Low impact diving training
In 1989, Buoyancy Training Systems International, a company based in Seattle, Washington, became the first organization in the world to create an internationally uniform, training and objective underwater test of skill specifically designed to reduce diver impact upon the marine environment. The curriculum and mobile practice venue, now known as the Diamond Reef System, used portable artificial reefs called ‘Diamond Reef Hover Stations' to raise the proficiency and awareness of divers at all stages of diver training including tropical resort acclimation dives. This program remains in use by dive operators world-wide including the U.S. Environmental Protection Agency and Dutch Springs, a commercial underwater recreation area in Bethlehem, Pennsylvania where divers can train and go on recreational dives.
The specific PADI Low Impact Diver training program takes 2 days and appears to be effective for a large range of pre-existing skill and certification levels. Similar training from other providers should have similar results. Many of the skills are included in technical diver training, particularly cave and wreck diving, where they are also important for safety.
Strategies for sustainable use management
Several methodologies have been developed with the intention of minimising the environmental impact of divers on coral reefs- Carrying capacity approach. where the number of divers is restricted. This also limits tourism income from the region. Sustainable diver carrying capacity is influenced by factors which vary between sites. These include coral morphology, presence of vulnerable species, environmental awareness and competence of the divers, presence of other stressors, size of the dive site, reef topography, and sea conditions. Continuous adjustment may be necessary to account for changes, unknowns and inaccurate models.
- Limits of acceptable change. This model uses quantitative limits on change defined in specific management objectives for a site using an established baseline. It does not handle natural variation well if this is unknown, and cannot distinguish between causes of change, some of which may be unrelated to diving. In some cases an undisturbed baseline may not be available.
- Percentile approach: This method considers a need for multiple reference sites and establishes trigger values quickly by comparing the extent of coral damage between dived sites and similar non-dived control sites. The trigger for management action is if the median abundance of damage to coral equals or exceeds the 80th percentile of damage at the reference sites. Limitations to this system include sensitivity to initial conditions - it does not work well if the reference sites are already significantly degraded, permanent moorings tend to concentrate damage to the region near the mooring, it may pick up false positives from damage from non-diver causes, and it is sensitive to conditions at the control sites.

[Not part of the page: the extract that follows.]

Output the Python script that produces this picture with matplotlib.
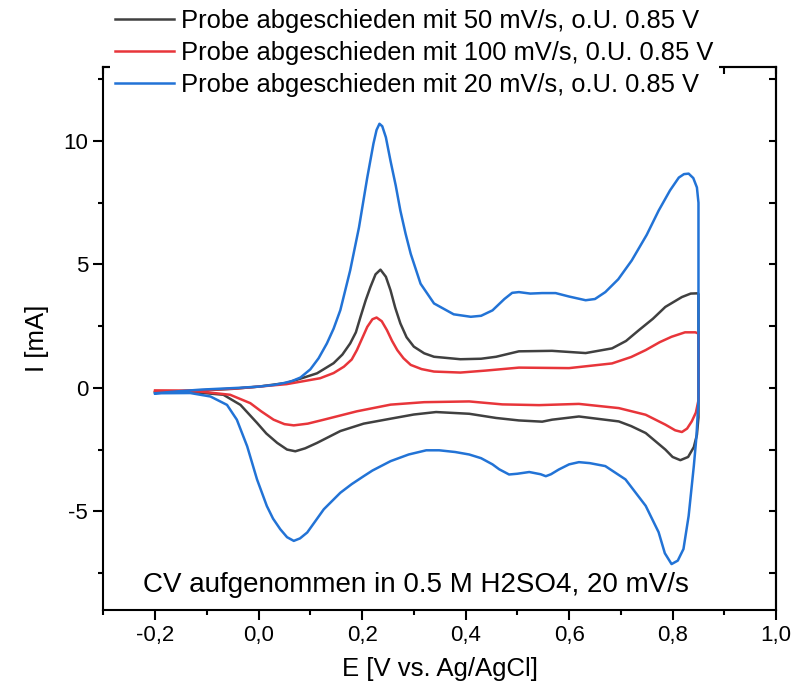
import matplotlib
matplotlib.use('Agg')
import matplotlib.pyplot as plt
from matplotlib import ticker

# CV data as (E [V], I [mA]); scan -0.2 V -> 0.85 V -> -0.2 V
labels = ['Probe abgeschieden mit 50 mV/s, o.U. 0.85 V',
          'Probe abgeschieden mit 100 mV/s, 0.U. 0.85 V',
          'Probe abgeschieden mit 20 mV/s, o.U. 0.85 V']
colors = ['#404040', '#e8353a', '#2273d6']

cv_50 = [(-0.2, -0.18), (-0.127, -0.12), (-0.05, -0.04), (0.0, 0.05), (0.054, 0.2), (0.085, 0.4),
         (0.113, 0.59), (0.145, 1.0), (0.162, 1.35), (0.177, 1.8), (0.188, 2.25), (0.197, 2.88),
         (0.207, 3.55), (0.216, 4.08), (0.226, 4.6), (0.2355, 4.79), (0.246, 4.5), (0.255, 3.95),
         (0.264, 3.25), (0.274, 2.61), (0.286, 2.05), (0.300, 1.67), (0.32, 1.4),
         (0.339, 1.26), (0.39, 1.16), (0.43, 1.18), (0.459, 1.26), (0.503, 1.48), (0.567, 1.5),
         (0.632, 1.41), (0.683, 1.6), (0.71, 1.9), (0.735, 2.34), (0.762, 2.8), (0.786, 3.28),
         (0.818, 3.68), (0.835, 3.82), (0.848, 3.83), (0.850, 3.8),
         (0.850, -1.2), (0.847, -1.9), (0.841, -2.4), (0.83, -2.8), (0.815, -2.93), (0.80, -2.8),
         (0.786, -2.5), (0.748, -1.83), (0.72, -1.55), (0.696, -1.36), (0.619, -1.16), (0.567, -1.29),
         (0.548, -1.37), (0.503, -1.32), (0.459, -1.22), (0.407, -1.05), (0.343, -0.98), (0.30, -1.08),
         (0.255, -1.25), (0.203, -1.45), (0.158, -1.75), (0.113, -2.23), (0.09, -2.45), (0.071, -2.57),
         (0.055, -2.5), (0.036, -2.23), (0.015, -1.85), (-0.003, -1.42), (-0.035, -0.69),
         (-0.068, -0.28), (-0.127, -0.17), (-0.2, -0.18)]

cv_100 = [(-0.2, -0.12), (-0.113, -0.1), (-0.04, -0.02), (0.0, 0.05), (0.054, 0.15), (0.119, 0.39),
          (0.145, 0.6), (0.165, 0.86), (0.180, 1.15), (0.190, 1.53), (0.200, 2.0), (0.210, 2.47),
          (0.220, 2.78), (0.228, 2.85), (0.238, 2.7), (0.248, 2.34), (0.258, 1.9), (0.268, 1.53),
          (0.280, 1.2), (0.294, 0.93), (0.315, 0.76), (0.339, 0.66), (0.39, 0.62),
          (0.439, 0.7), (0.503, 0.82), (0.60, 0.8), (0.683, 0.99), (0.72, 1.25), (0.748, 1.53),
          (0.775, 1.85), (0.798, 2.07), (0.824, 2.25), (0.844, 2.25), (0.850, 2.2),
          (0.850, -0.5), (0.845, -1.0), (0.837, -1.36), (0.828, -1.65), (0.818, -1.79), (0.805, -1.72),
          (0.786, -1.49), (0.748, -1.09), (0.696, -0.82), (0.619, -0.65), (0.542, -0.70), (0.471, -0.67),
          (0.407, -0.55), (0.32, -0.58), (0.255, -0.68), (0.190, -0.95), (0.126, -1.29), (0.095, -1.45),
          (0.068, -1.52), (0.05, -1.47), (0.029, -1.29), (0.005, -0.95), (-0.016, -0.62),
          (-0.055, -0.28), (-0.113, -0.15), (-0.2, -0.12)]

cv_20 = [(-0.2, -0.22), (-0.15, -0.13), (-0.11, -0.07), (-0.04, 0.0), (0.0, 0.05), (0.03, 0.12),
         (0.05, 0.2), (0.065, 0.28), (0.081, 0.42), (0.100, 0.75), (0.116, 1.2), (0.132, 1.8),
         (0.145, 2.4), (0.158, 3.15), (0.177, 4.76), (0.194, 6.5), (0.210, 8.52), (0.222, 9.9),
         (0.228, 10.45), (0.2336, 10.7), (0.239, 10.6), (0.246, 10.15), (0.255, 9.19), (0.265, 8.2),
         (0.274, 7.18), (0.284, 6.25), (0.294, 5.43), (0.313, 4.22), (0.339, 3.42), (0.377, 2.98),
         (0.41, 2.88), (0.43, 2.92), (0.452, 3.14), (0.475, 3.6), (0.49, 3.85), (0.503, 3.88),
         (0.525, 3.82), (0.548, 3.84), (0.574, 3.84), (0.60, 3.7), (0.632, 3.55), (0.65, 3.6),
         (0.67, 3.88), (0.695, 4.4), (0.721, 5.16), (0.75, 6.2), (0.773, 7.18), (0.795, 8.0),
         (0.812, 8.52), (0.822, 8.66), (0.831, 8.68), (0.84, 8.5), (0.847, 8.12), (0.850, 7.5),
         (0.850, -0.5), (0.846, -2.0), (0.841, -3.17), (0.831, -5.19), (0.821, -6.53), (0.81, -7.0),
         (0.798, -7.14), (0.785, -6.7), (0.773, -5.85), (0.748, -4.78), (0.709, -3.71), (0.67, -3.17),
         (0.64, -3.05), (0.619, -3.01), (0.60, -3.1), (0.58, -3.31), (0.565, -3.5), (0.555, -3.58),
         (0.545, -3.5), (0.523, -3.41), (0.50, -3.48), (0.484, -3.51), (0.465, -3.3), (0.452, -3.1),
         (0.43, -2.85), (0.407, -2.70), (0.38, -2.6), (0.349, -2.53), (0.324, -2.53), (0.29, -2.7),
         (0.255, -2.97), (0.22, -3.35), (0.203, -3.58), (0.180, -3.9), (0.158, -4.25), (0.126, -4.92),
         (0.108, -5.45), (0.094, -5.86), (0.08, -6.1), (0.068, -6.2), (0.055, -6.05), (0.042, -5.73),
         (0.028, -5.3), (0.016, -4.79), (-0.003, -3.71), (-0.022, -2.37), (-0.042, -1.29),
         (-0.061, -0.69), (-0.093, -0.35), (-0.132, -0.21), (-0.2, -0.22)]

plt.rcParams['font.family'] = ['Liberation Sans', 'DejaVu Sans']
plt.rcParams['axes.unicode_minus'] = False

fig = plt.figure(figsize=(7.96, 6.93), dpi=100)
ax = fig.add_axes([0.1298, 0.1198, 0.975 - 0.1298, 0.9033 - 0.1198])

for cv, lab, c in zip([cv_50, cv_100, cv_20], labels, colors):
    E = [p[0] for p in cv]
    I = [p[1] for p in cv]
    ax.plot(E, I, color=c, lw=1.8, label=lab, solid_joinstyle='round')

ax.set_xlim(-0.3, 1.0)
ax.set_ylim(-9, 13)
ax.xaxis.set_major_locator(ticker.MultipleLocator(0.2))
ax.xaxis.set_minor_locator(ticker.MultipleLocator(0.1))
ax.yaxis.set_major_locator(ticker.MultipleLocator(5))
ax.yaxis.set_minor_locator(ticker.MultipleLocator(2.5))
ax.xaxis.set_major_formatter(ticker.FuncFormatter(lambda v, p: f"{v:.1f}".replace('.', ',').replace('-0,0', '0,0')))
ax.yaxis.set_major_formatter(ticker.FuncFormatter(lambda v, p: f"{v:.0f}"))

for s in ax.spines.values():
    s.set_linewidth(1.5)
ax.tick_params(which='both', direction='out', width=1.5, labelsize=16, pad=4)
ax.tick_params(which='major', length=7)
ax.tick_params(which='minor', length=3.5)

# mirrored ticks pointing inward on top and right
top = ax.secondary_xaxis('top')
top.xaxis.set_major_locator(ticker.MultipleLocator(0.2))
top.xaxis.set_minor_locator(ticker.MultipleLocator(0.1))
top.tick_params(which='both', direction='in', width=1.5, labeltop=False, length=5)
right = ax.secondary_yaxis('right')
right.yaxis.set_major_locator(ticker.MultipleLocator(5))
right.yaxis.set_minor_locator(ticker.MultipleLocator(2.5))
right.tick_params(which='both', direction='in', width=1.5, labelright=False, length=5)
for sa in (top, right):
    for s in sa.spines.values():
        s.set_linewidth(1.5)

ax.set_xlabel('E [V vs. Ag/AgCl]', fontsize=18.5, labelpad=8)
ax.set_ylabel('I [mA]', fontsize=18.5, labelpad=10)

ax.text(-0.223, -8.27, 'CV aufgenommen in 0.5 M H2SO4, 20 mV/s', fontsize=20, va='baseline', ha='left')

leg = fig.legend(loc='upper left', bbox_to_anchor=(0.138, 0.994), fontsize=18.4, frameon=True,
                 facecolor='white', edgecolor='none', framealpha=1, fancybox=False,
                 borderpad=0.2, borderaxespad=0, handlelength=2.3, handletextpad=0.3,
                 labelspacing=0.3)

fig.savefig('out.png', dpi=100)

- Restricting recreational divers to delimited locations, which usually concentrates divers and damage along diving trails. This creates paths of degraded reef through the more pristine areas, and will cause customer dissatisfaction as the trail degrades further.
- Regulating the type of diving equipment allowed, generally accessories which are thought to increase reef contacts, such as gloves and cameras. These restrictions are understandably unpopular with photographers, and may be applied to both divers who manage to avoid contact and those who do not.
- Changing the methods by which the industry provides services: Closer supervision and intervention by dive guides can reduce diver contact rates where the divers are sufficiently skilled to modify their behaviour during the dive. It does not address basic incompetence, which is common. A pre-dive briefing on responsible behaviour, regulations and environmental values can reduce the rate of diver impacts where the divers are sufficiently competent to avoid contact. Experience was not found to be a strong indicator of competence. More effective interventions occur when the ratio of divers to guide is low.